Task requirements:
Leaving the pictures aside, transcribe every line below exactly.

Given material:
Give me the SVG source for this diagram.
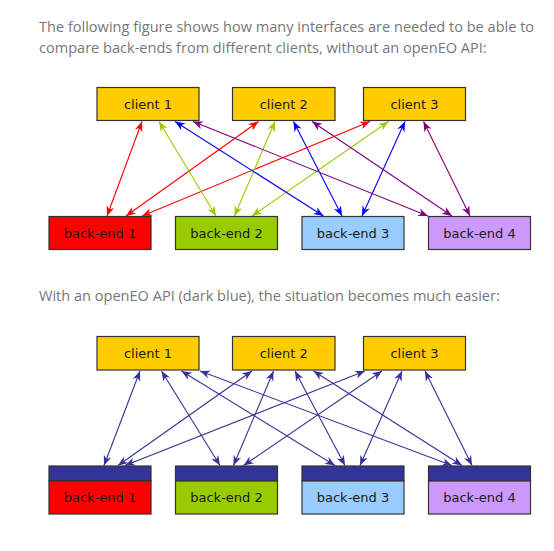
<svg xmlns="http://www.w3.org/2000/svg" width="554" height="551" viewBox="0 0 554 551">
<style>
.para{font-family:"Open Sans","Noto Sans",sans-serif;font-size:14.55px;fill:#777777}
.lbl{font-family:"DejaVu Sans",sans-serif;font-size:13px;fill:#1a1a1a;text-anchor:middle}
.box{stroke:#333333;stroke-width:1.2}
.cl{fill:#ffcc00}
.b1{fill:#ff0000}.b2{fill:#99cc00}.b3{fill:#99ccff}.b4{fill:#cc99ff}
.api{fill:#333399}
line{stroke-width:1.1;fill:none}
.r{stroke:#ff0000;marker-start:url(#mr);marker-end:url(#mr)}
.g{stroke:#99cc00;marker-start:url(#mg);marker-end:url(#mg)}
.bl{stroke:#0000ff;marker-start:url(#mb);marker-end:url(#mb)}
.p{stroke:#800080;marker-start:url(#mp);marker-end:url(#mp)}
.n{stroke:#333399;marker-start:url(#mn);marker-end:url(#mn)}
</style>
<defs>
<marker id="mr" markerUnits="userSpaceOnUse" viewBox="-10 -5 11 10" refX="0" refY="0" markerWidth="11" markerHeight="10" orient="auto-start-reverse"><path d="M0,0 L-10,-4 L-7,0 L-10,4 Z" fill="#ff0000"/></marker>
<marker id="mg" markerUnits="userSpaceOnUse" viewBox="-10 -5 11 10" refX="0" refY="0" markerWidth="11" markerHeight="10" orient="auto-start-reverse"><path d="M0,0 L-10,-4 L-7,0 L-10,4 Z" fill="#99cc00"/></marker>
<marker id="mb" markerUnits="userSpaceOnUse" viewBox="-10 -5 11 10" refX="0" refY="0" markerWidth="11" markerHeight="10" orient="auto-start-reverse"><path d="M0,0 L-10,-4 L-7,0 L-10,4 Z" fill="#0000ff"/></marker>
<marker id="mp" markerUnits="userSpaceOnUse" viewBox="-10 -5 11 10" refX="0" refY="0" markerWidth="11" markerHeight="10" orient="auto-start-reverse"><path d="M0,0 L-10,-4 L-7,0 L-10,4 Z" fill="#800080"/></marker>
<marker id="mn" markerUnits="userSpaceOnUse" viewBox="-10 -5 11 10" refX="0" refY="0" markerWidth="11" markerHeight="10" orient="auto-start-reverse"><path d="M0,0 L-10,-4 L-7,0 L-10,4 Z" fill="#333399"/></marker>
</defs>
<rect width="554" height="551" fill="#ffffff"/>
<text class="para" x="39" y="32">The following figure shows how many interfaces are needed to be able to</text>
<text class="para" x="39" y="53">compare back-ends from different clients, without an openEO API:</text>
<text class="para" x="39" y="301">With an openEO API (dark blue), the situation becomes much easier:</text>

<g id="connectors-top">
<line class="r" x1="142" y1="121.5" x2="107" y2="216"/>
<line class="r" x1="258.5" y1="121.5" x2="126" y2="216"/>
<line class="r" x1="370" y1="121.5" x2="142" y2="216"/>
<line class="g" x1="159" y1="121.5" x2="216" y2="216"/>
<line class="g" x1="275" y1="121.5" x2="234.5" y2="216"/>
<line class="g" x1="388.5" y1="121.5" x2="252" y2="216"/>
<line class="bl" x1="175" y1="121.5" x2="323.5" y2="216"/>
<line class="bl" x1="293.5" y1="121.5" x2="342" y2="216"/>
<line class="bl" x1="405" y1="121.5" x2="362" y2="216"/>
<line class="p" x1="193" y1="121.5" x2="428" y2="216"/>
<line class="p" x1="312" y1="121.5" x2="452" y2="216"/>
<line class="p" x1="423.5" y1="121.5" x2="470" y2="216"/>
</g>
<g id="connectors-bottom">
<line class="n" x1="140" y1="371" x2="104" y2="465.5"/>
<line class="n" x1="161.5" y1="371" x2="220" y2="465.5"/>
<line class="n" x1="181.5" y1="371" x2="335" y2="465.5"/>
<line class="n" x1="200" y1="371" x2="452" y2="465.5"/>
<line class="n" x1="252" y1="371" x2="118" y2="465.5"/>
<line class="n" x1="273.5" y1="371" x2="233.5" y2="465.5"/>
<line class="n" x1="295" y1="371" x2="345" y2="465.5"/>
<line class="n" x1="313.5" y1="371" x2="462" y2="465.5"/>
<line class="n" x1="365" y1="371" x2="125" y2="465.5"/>
<line class="n" x1="382" y1="371" x2="243.5" y2="465.5"/>
<line class="n" x1="402" y1="371" x2="360" y2="465.5"/>
<line class="n" x1="425" y1="371" x2="472" y2="465.5"/>
</g>

<g id="top-client-1"><rect class="box cl" x="97" y="87.5" width="102" height="33"/><text class="lbl" x="148" y="108.5">client 1</text></g>
<g id="top-client-2"><rect class="box cl" x="232.5" y="87.5" width="102.5" height="33"/><text class="lbl" x="283.75" y="108.5">client 2</text></g>
<g id="top-client-3"><rect class="box cl" x="363.5" y="87.5" width="102" height="33"/><text class="lbl" x="414.5" y="108.5">client 3</text></g>
<g id="top-backend-1"><rect class="box b1" x="49" y="216.5" width="102" height="33"/><text class="lbl" x="100" y="238">back-end 1</text></g>
<g id="top-backend-2"><rect class="box b2" x="175.5" y="216.5" width="102" height="33"/><text class="lbl" x="226.5" y="238">back-end 2</text></g>
<g id="top-backend-3"><rect class="box b3" x="302" y="216.5" width="102" height="33"/><text class="lbl" x="353" y="238">back-end 3</text></g>
<g id="top-backend-4"><rect class="box b4" x="428.5" y="216.5" width="102" height="33"/><text class="lbl" x="479.5" y="238">back-end 4</text></g>

<g id="bottom-client-1"><rect class="box cl" x="97" y="336.5" width="102" height="33.5"/><text class="lbl" x="148" y="357.5">client 1</text></g>
<g id="bottom-client-2"><rect class="box cl" x="232.5" y="336.5" width="102.5" height="33.5"/><text class="lbl" x="283.75" y="357.5">client 2</text></g>
<g id="bottom-client-3"><rect class="box cl" x="363.5" y="336.5" width="102" height="33.5"/><text class="lbl" x="414.5" y="357.5">client 3</text></g>
<g id="bottom-backend-1"><rect class="box api" x="49" y="466" width="102" height="15"/><rect class="box b1" x="49" y="481" width="102" height="33"/><text class="lbl" x="100" y="502">back-end 1</text></g>
<g id="bottom-backend-2"><rect class="box api" x="175.5" y="466" width="102" height="15"/><rect class="box b2" x="175.5" y="481" width="102" height="33"/><text class="lbl" x="226.5" y="502">back-end 2</text></g>
<g id="bottom-backend-3"><rect class="box api" x="302" y="466" width="102" height="15"/><rect class="box b3" x="302" y="481" width="102" height="33"/><text class="lbl" x="353" y="502">back-end 3</text></g>
<g id="bottom-backend-4"><rect class="box api" x="428.5" y="466" width="102" height="15"/><rect class="box b4" x="428.5" y="481" width="102" height="33"/><text class="lbl" x="479.5" y="502">back-end 4</text></g>
</svg>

Solved problem:
Give me the SVG source for this diagram.
<svg xmlns="http://www.w3.org/2000/svg" width="554" height="551" viewBox="0 0 554 551">
<style>
.para{font-family:"Open Sans","Noto Sans",sans-serif;font-size:14.55px;fill:#777777}
.lbl{font-family:"DejaVu Sans",sans-serif;font-size:13px;fill:#1a1a1a;text-anchor:middle}
.box{stroke:#333333;stroke-width:1.2}
.cl{fill:#ffcc00}
.b1{fill:#ff0000}.b2{fill:#99cc00}.b3{fill:#99ccff}.b4{fill:#cc99ff}
.api{fill:#333399}
line{stroke-width:1.1;fill:none}
.r{stroke:#ff0000;marker-start:url(#mr);marker-end:url(#mr)}
.g{stroke:#99cc00;marker-start:url(#mg);marker-end:url(#mg)}
.bl{stroke:#0000ff;marker-start:url(#mb);marker-end:url(#mb)}
.p{stroke:#800080;marker-start:url(#mp);marker-end:url(#mp)}
.n{stroke:#333399;marker-start:url(#mn);marker-end:url(#mn)}
</style>
<defs>
<marker id="mr" markerUnits="userSpaceOnUse" viewBox="-10 -5 11 10" refX="0" refY="0" markerWidth="11" markerHeight="10" orient="auto-start-reverse"><path d="M0,0 L-10,-4 L-7,0 L-10,4 Z" fill="#ff0000"/></marker>
<marker id="mg" markerUnits="userSpaceOnUse" viewBox="-10 -5 11 10" refX="0" refY="0" markerWidth="11" markerHeight="10" orient="auto-start-reverse"><path d="M0,0 L-10,-4 L-7,0 L-10,4 Z" fill="#99cc00"/></marker>
<marker id="mb" markerUnits="userSpaceOnUse" viewBox="-10 -5 11 10" refX="0" refY="0" markerWidth="11" markerHeight="10" orient="auto-start-reverse"><path d="M0,0 L-10,-4 L-7,0 L-10,4 Z" fill="#0000ff"/></marker>
<marker id="mp" markerUnits="userSpaceOnUse" viewBox="-10 -5 11 10" refX="0" refY="0" markerWidth="11" markerHeight="10" orient="auto-start-reverse"><path d="M0,0 L-10,-4 L-7,0 L-10,4 Z" fill="#800080"/></marker>
<marker id="mn" markerUnits="userSpaceOnUse" viewBox="-10 -5 11 10" refX="0" refY="0" markerWidth="11" markerHeight="10" orient="auto-start-reverse"><path d="M0,0 L-10,-4 L-7,0 L-10,4 Z" fill="#333399"/></marker>
</defs>
<rect width="554" height="551" fill="#ffffff"/>
<text class="para" x="39" y="32">The following figure shows how many interfaces are needed to be able to</text>
<text class="para" x="39" y="53">compare back-ends from different clients, without an openEO API:</text>
<text class="para" x="39" y="301">With an openEO API (dark blue), the situation becomes much easier:</text>

<g id="connectors-top">
<line class="r" x1="142" y1="121.5" x2="107" y2="216"/>
<line class="r" x1="258.5" y1="121.5" x2="126" y2="216"/>
<line class="r" x1="370" y1="121.5" x2="142" y2="216"/>
<line class="g" x1="159" y1="121.5" x2="216" y2="216"/>
<line class="g" x1="275" y1="121.5" x2="234.5" y2="216"/>
<line class="g" x1="388.5" y1="121.5" x2="252" y2="216"/>
<line class="bl" x1="175" y1="121.5" x2="323.5" y2="216"/>
<line class="bl" x1="293.5" y1="121.5" x2="342" y2="216"/>
<line class="bl" x1="405" y1="121.5" x2="362" y2="216"/>
<line class="p" x1="193" y1="121.5" x2="428" y2="216"/>
<line class="p" x1="312" y1="121.5" x2="452" y2="216"/>
<line class="p" x1="423.5" y1="121.5" x2="470" y2="216"/>
</g>
<g id="connectors-bottom">
<line class="n" x1="140" y1="371" x2="104" y2="465.5"/>
<line class="n" x1="161.5" y1="371" x2="220" y2="465.5"/>
<line class="n" x1="181.5" y1="371" x2="335" y2="465.5"/>
<line class="n" x1="200" y1="371" x2="452" y2="465.5"/>
<line class="n" x1="252" y1="371" x2="118" y2="465.5"/>
<line class="n" x1="273.5" y1="371" x2="233.5" y2="465.5"/>
<line class="n" x1="295" y1="371" x2="345" y2="465.5"/>
<line class="n" x1="313.5" y1="371" x2="462" y2="465.5"/>
<line class="n" x1="365" y1="371" x2="125" y2="465.5"/>
<line class="n" x1="382" y1="371" x2="243.5" y2="465.5"/>
<line class="n" x1="402" y1="371" x2="360" y2="465.5"/>
<line class="n" x1="425" y1="371" x2="472" y2="465.5"/>
</g>

<g id="top-client-1"><rect class="box cl" x="97" y="87.5" width="102" height="33"/><text class="lbl" x="148" y="108.5">client 1</text></g>
<g id="top-client-2"><rect class="box cl" x="232.5" y="87.5" width="102.5" height="33"/><text class="lbl" x="283.75" y="108.5">client 2</text></g>
<g id="top-client-3"><rect class="box cl" x="363.5" y="87.5" width="102" height="33"/><text class="lbl" x="414.5" y="108.5">client 3</text></g>
<g id="top-backend-1"><rect class="box b1" x="49" y="216.5" width="102" height="33"/><text class="lbl" x="100" y="238">back-end 1</text></g>
<g id="top-backend-2"><rect class="box b2" x="175.5" y="216.5" width="102" height="33"/><text class="lbl" x="226.5" y="238">back-end 2</text></g>
<g id="top-backend-3"><rect class="box b3" x="302" y="216.5" width="102" height="33"/><text class="lbl" x="353" y="238">back-end 3</text></g>
<g id="top-backend-4"><rect class="box b4" x="428.5" y="216.5" width="102" height="33"/><text class="lbl" x="479.5" y="238">back-end 4</text></g>

<g id="bottom-client-1"><rect class="box cl" x="97" y="336.5" width="102" height="33.5"/><text class="lbl" x="148" y="357.5">client 1</text></g>
<g id="bottom-client-2"><rect class="box cl" x="232.5" y="336.5" width="102.5" height="33.5"/><text class="lbl" x="283.75" y="357.5">client 2</text></g>
<g id="bottom-client-3"><rect class="box cl" x="363.5" y="336.5" width="102" height="33.5"/><text class="lbl" x="414.5" y="357.5">client 3</text></g>
<g id="bottom-backend-1"><rect class="box api" x="49" y="466" width="102" height="15"/><rect class="box b1" x="49" y="481" width="102" height="33"/><text class="lbl" x="100" y="502">back-end 1</text></g>
<g id="bottom-backend-2"><rect class="box api" x="175.5" y="466" width="102" height="15"/><rect class="box b2" x="175.5" y="481" width="102" height="33"/><text class="lbl" x="226.5" y="502">back-end 2</text></g>
<g id="bottom-backend-3"><rect class="box api" x="302" y="466" width="102" height="15"/><rect class="box b3" x="302" y="481" width="102" height="33"/><text class="lbl" x="353" y="502">back-end 3</text></g>
<g id="bottom-backend-4"><rect class="box api" x="428.5" y="466" width="102" height="15"/><rect class="box b4" x="428.5" y="481" width="102" height="33"/><text class="lbl" x="479.5" y="502">back-end 4</text></g>
</svg>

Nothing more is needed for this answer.